DG Competition, the antitrust arm of the European Commission has just launched a State aid sector inquiry into capacity mechanisms in the EU. The sector inquiry is intended to look into aid granted by governments in a number of European countries. That aid was intended to ensure security of supply at national level by, inter alia, allowing for capacity reservation systems, such as building new power plants to cover the risk of a national supply shortage and avoid blackouts. 

The sector inquiry will complement the Commission's legislative proposal on electricity market design under the EU's Energy Union Strategy, including on capacity mechanisms which is expected in the course of 2016. 

The sector inquiry

This is the first time the Commission has launched a sector-wide probe into State aid, following this possibility being added to the Commission’s tool box post the modernisation of its State aid rules in 2012. That modernisation had three main, closely linked objectives: 

  • to foster growth in a strengthened, dynamic and competitive internal market;
  • focusing enforcement on cases with the biggest impact on the internal market; and
  • to streamline rules and ensure faster decisions.

The challenge for the Commission is to ensure greater integration of (still) national energy markets to guarantee better security of supply for the whole of the EU, rather than having parallel initiatives at national level to address domestic security of supply considerations. The Commission wants to limit granting aid that increases capacity in one country, when there are sufficient energy resources, in particular from renewable energy, in neighbouring countries. 

Its overall aim is also to ensure tax-payers’ money is used in the most efficient manner, supporting initiatives and aids that also allow for a greater integration of energy markets in Europe and a better use of existing resources. The Commission is concerned that some initiatives are taken from a purely national perspective, potentially maintaining silos between countries with national capacity reservation mechanisms that may or may not be used, irrespective of that country and the neighbouring countries’ needs. The aim is to ensure that Member States focus on appropriate energy investment (e.g. interconnectors, renewable energies), taking account of resources available outside of their own market, rather than building costly new power plants that will only be used in the event of an emergency.

EU Competition Commissioner Margrethe Vestager said in a statement that the sector inquiry is intended to send a clear signal to Member States to respect EU State aid rules when implementing capacity mechanisms, and to contribute to the Commission's goal to build a true energy union in Europe. Furthermore, investments should not unduly favour particular producers or technologies, or create obstacles to trade across national borders while recognising that EU governments have to protect themselves against blackouts.

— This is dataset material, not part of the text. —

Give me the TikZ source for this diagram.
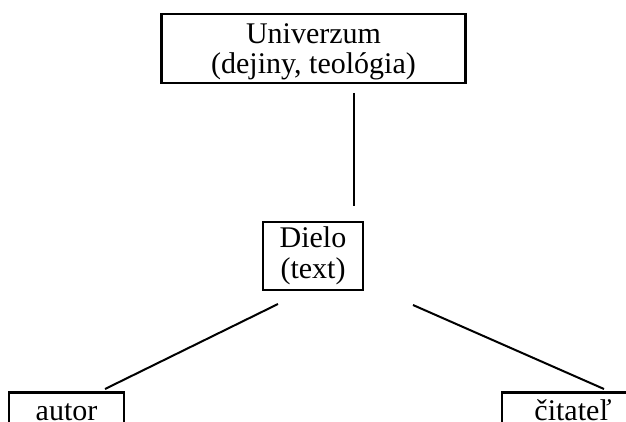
\documentclass[tikz,border=0pt]{standalone}
\usepackage{fontspec}
\setmainfont{Liberation Serif}
\begin{document}
\begin{tikzpicture}[x=1pt,y=1pt,
  box/.style={draw, line width=2.2pt, inner sep=0pt, align=center, anchor=base,
    font=\fontsize{30}{30.5}\selectfont},
  link/.style={line width=2pt}]
\useasboundingbox (0,0) rectangle (626,421);
\clip (0,0) rectangle (626,421);
\node[box, minimum width=304, text height=60pt, text depth=9pt] (univ) at (313.5,347)
  {Univerzum\\(dejiny, teológia)};
\node[box, minimum width=100, text height=56pt, text depth=12pt] (dielo) at (313,143)
  {Dielo\\(text)};
\node[box, minimum width=115, text height=28pt, text depth=30pt] (autor) at (66.5,0.5) {autor};
\node[box, minimum width=142, text height=28pt, text depth=30pt] (citatel) at (573,0.5) {čitateľ};
\coordinate (v1) at (354,328);
\coordinate (v2) at (354,215);
\coordinate (l1) at (278,117);
\coordinate (l2) at (105,32);
\coordinate (r1) at (413,116);
\coordinate (r2) at (604,32);
\draw[link] (v1) -- (v2);
\draw[link] (l1) -- (l2);
\draw[link] (r1) -- (r2);
\end{tikzpicture}
\end{document}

The sector inquiry covers 11 Member States: Belgium, Croatia, Denmark, France, Germany, Ireland, Italy, Poland, Portugal, Spain and Sweden. It focuses on both existing capacity mechanisms and plans to introduce (or modify) these mechanisms in these countries.

The Commission may decide to extend the sample of Member States at a later stage if the preliminary results indicate broader issues in other countries. 


As for previous sector inquiries, the inquiry will involve (at least initially) questionnaires being sent to governmental bodies as well as national energy regulators and energy companies. 

The inquiry could lead to individual cases being brought against Member States - in all previous sector inquiries investigations were opened against some of the undertakings subject to those inquiries (including an earlier energy sector inquiry back in 2007). 

The probe comes clearly in the wake of the priorities of the new Commission, which had identified energy as a key sector of focus when it came into office back in November, as well as more recently when it revealed its plans for a common energy union in February 2015. It also comes very shortly after the Commission decided to open formal proceedings against Gazprom, for potential restrictions on the flow of gas it supplies through the EU. The new inquiry constitutes another tool in the Commission’s tool box to ensure that the EU is more autonomous in terms of energy supplies. According to the Commission, this requires a better integration between Member States so that energy flows easily from where it is produced to where it is needed, without consideration of national borders or politics. 

Preliminary conclusions from the inquiry are expected by the end of 2015 and a final report by mid-2016.